In the episode's final moments, Ben paid a visit to Charles Widmore at his London home in the middle of the night. I honestly didn't expect a showdown between Ben and Widmore, at least not this season. I always thought such a meeting would be more climactic than the quiet bedroom scene we were provided with, but it was far from disappointing. In the dialogue between the two of them, we learned some of the most important stuff yet. WIDMORE (to Ben): Don't stand there, looking at me with those horrible eyes of yours...[ Whoa, he went there!] "I know who you are, boy". This is the second time someones said that to Ben. The first time was not so long ago, when Miles told him essentially the same thing. I think he even punctuated it with an "I know what you are". Ben knows Widmore too. They face off like old arch-enemies. "Everything you have, you took from me", Widmore tells him. "The island is mine. It always was, it will be again". This seems to associate Widmore with Dharma. It also reinforces my belief that Charles Widmore has physically been to the island. Probably when Ben was a boy. He mentions nightmares, and I don't think he's speaking of normal everyday ones. Most interesting of all is that they cannot kill one another. It could be they're indestructible in the same sense that bullets would currently bounce off Michael's head. Maybe they need each other for something, or more specifically, they rely on each other in a Ying-Yang sort of way. A light/dark, good/evil, black/white sort of thing. As Tim Curry says in Legend: one can't exist without the other. Maybe Widmore is even Ben's constant.

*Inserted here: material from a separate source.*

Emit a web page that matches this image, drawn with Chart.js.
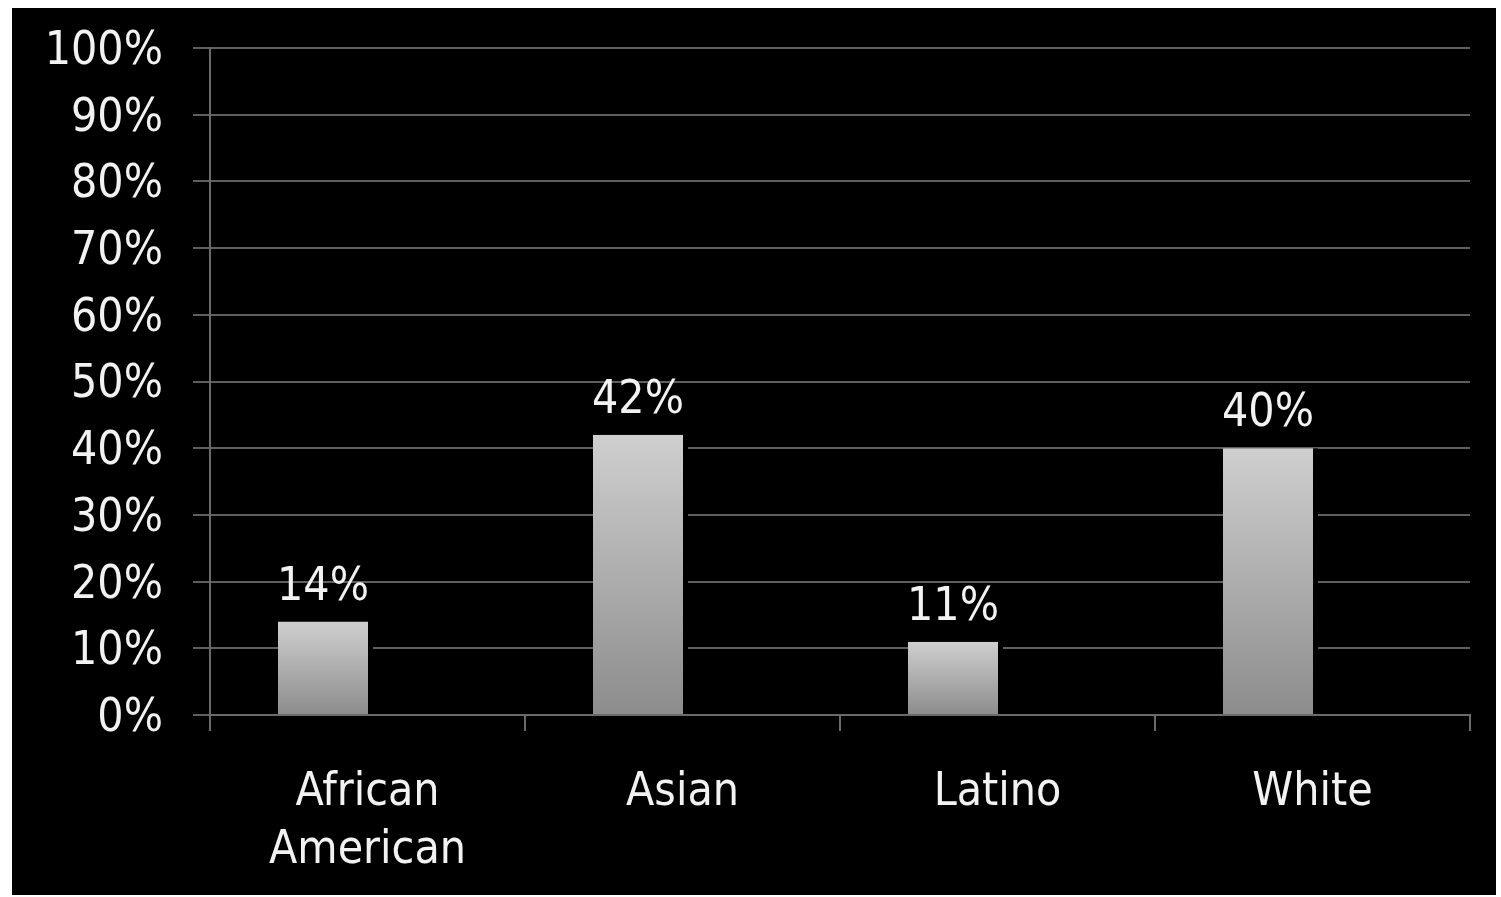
<!DOCTYPE html>
<html>
<head>
<meta charset="utf-8">
<script src="https://cdn.jsdelivr.net/npm/chart.js@4"></script>
<style>
  html, body {
    margin: 0;
    padding: 0;
    background: #ffffff;
  }
  .panel {
    position: absolute;
    left: 12px;
    top: 8px;
    width: 1484px;
    height: 887px;
    background: #000000;
  }
</style>
</head>
<body>
<div class="panel">
  <canvas id="myChart" width="1484" height="887"></canvas>
</div>
<script>
const categories = [["African", "American"], "Asian", "Latino", "White"];
const acceptance = [14, 42, 11, 40];
// the source chart had an empty second series, which is why bars sit left of centre
const emptySeries = [null, null, null, null];
const yTicks = [0, 10, 20, 30, 40, 50, 60, 70, 80, 90, 100];

const fontFamily = "'DejaVu Sans Condensed', 'DejaVu Sans', Verdana, sans-serif";
const textColor = "#f2f2f2";
const gridColor = "#5e5e5e";

const barGradient = (context) => {
  const chart = context.chart;
  if (!chart.chartArea || context.raw == null) return "#aaaaaa";
  const yScale = chart.scales.y;
  const top = yScale.getPixelForValue(context.raw);
  const bottom = yScale.getPixelForValue(0);
  const gradient = chart.ctx.createLinearGradient(0, top, 0, bottom);
  gradient.addColorStop(0, "#cfcfcf");
  gradient.addColorStop(1, "#8c8c8c");
  return gradient;
};

// write the percentage above each bar
const valueLabels = {
  id: "valueLabels",
  afterDatasetsDraw: (chart) => {
    const ctx = chart.ctx;
    const meta = chart.getDatasetMeta(0);
    ctx.save();
    ctx.font = "46px " + fontFamily;
    ctx.fillStyle = textColor;
    ctx.textAlign = "center";
    ctx.textBaseline = "alphabetic";
    meta.data.forEach((bar, i) => {
      const center = bar.x - 2.5;
      ctx.fillText(acceptance[i] + "%", center, bar.y - 22);
    });
    ctx.restore();
  },
};

new Chart(document.getElementById("myChart"), {
  type: "bar",
  data: {
    labels: categories,
    datasets: [
      {
        label: "Acceptance",
        data: acceptance,
        backgroundColor: barGradient,
        borderColor: "#000000",
        borderWidth: { top: 0, left: 0, bottom: 0, right: 5 },
        borderSkipped: false,
        categoryPercentage: 0.5333,
        barPercentage: 1.131,
      },
      {
        label: "",
        data: emptySeries,
        backgroundColor: "#aaaaaa",
        categoryPercentage: 0.5333,
        barPercentage: 1.131,
      },
    ],
  },
  options: {
    responsive: false,
    animation: false,
    layout: {
      padding: { top: 40, right: 26, bottom: 0, left: 0 },
    },
    plugins: {
      legend: { display: false },
      tooltip: { enabled: false },
    },
    scales: {
      y: {
        min: 0,
        max: 100,
        afterBuildTicks: (axis) => {
          axis.ticks = yTicks.map((v) => ({ value: v }));
        },
        afterFit: (axis) => {
          axis.width = 198;
          axis.paddingTop = 0;
          axis.paddingBottom = 0;
        },
        ticks: {
          color: textColor,
          padding: 30,
          labelOffset: 4,
          font: { family: fontFamily, size: 46 },
          callback: (value) => value + "%",
        },
        grid: {
          color: gridColor,
          lineWidth: 2,
          tickLength: 17,
        },
        border: { color: "#6a6a6a", width: 2 },
      },
      x: {
        afterFit: (axis) => {
          axis.height = 180;
        },
        ticks: {
          color: textColor,
          padding: 33,
          maxRotation: 0,
          font: { family: fontFamily, size: 46, lineHeight: 1.26 },
        },
        grid: {
          offset: true,
          drawOnChartArea: false,
          color: "#6a6a6a",
          lineWidth: 2,
          tickLength: 16,
        },
        border: { color: "#6a6a6a", width: 2 },
      },
    },
  },
  plugins: [valueLabels],
});
</script>
</body>
</html>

When Ben accuses him of changing the rules and murdering his daughter, Widmore calmly corrects him. He tells Ben that he himself was responsible for Alex's death. In retrospect, this is probably true. In the past I mentioned how Ben had wanted something all his own, something just for himself, something not pre-determined by the will of the island. That something was Alex. Ben took her from Rousseau, took her as his daughter, and made her his own. If he hadn't done this, she might still be alive. Widmore calls him on it. Ben then dared him to find the island right after pledging to get even with his game-changing opponent by killing his daughter, too: none other than Desmond's squeeze, Penelope. Ben and Widmore seem to be engaged in a war — a war for the Island, a war over time itself. For a long time, Ben was winning that war by either facilitating or managing a new timeline of events, one that denies Widmore his predestined life — a life that may have been ruinous for the entire world. But victory for Ben hinges on knowing or at least anticipating the future — and with Alex's unforeseeable death, it appears Ben has become omnisciently challenged. Once, he was able to see the shape of things to come. Now, the future is as hazy as Smokey is. In the end, it seems they're both playing a high-stakes game. Widmore even uses the term 'game' during their meeting. Only now that Widmore has changed the rules, can Ben also? Does this mean that fate can be re-written? That's the trick here, maybe. The Shape of Things to Come might just mean that things to come can be shaped. The future is an open canvas - nothings really predetermined. Except maybe, for the ending of LOST.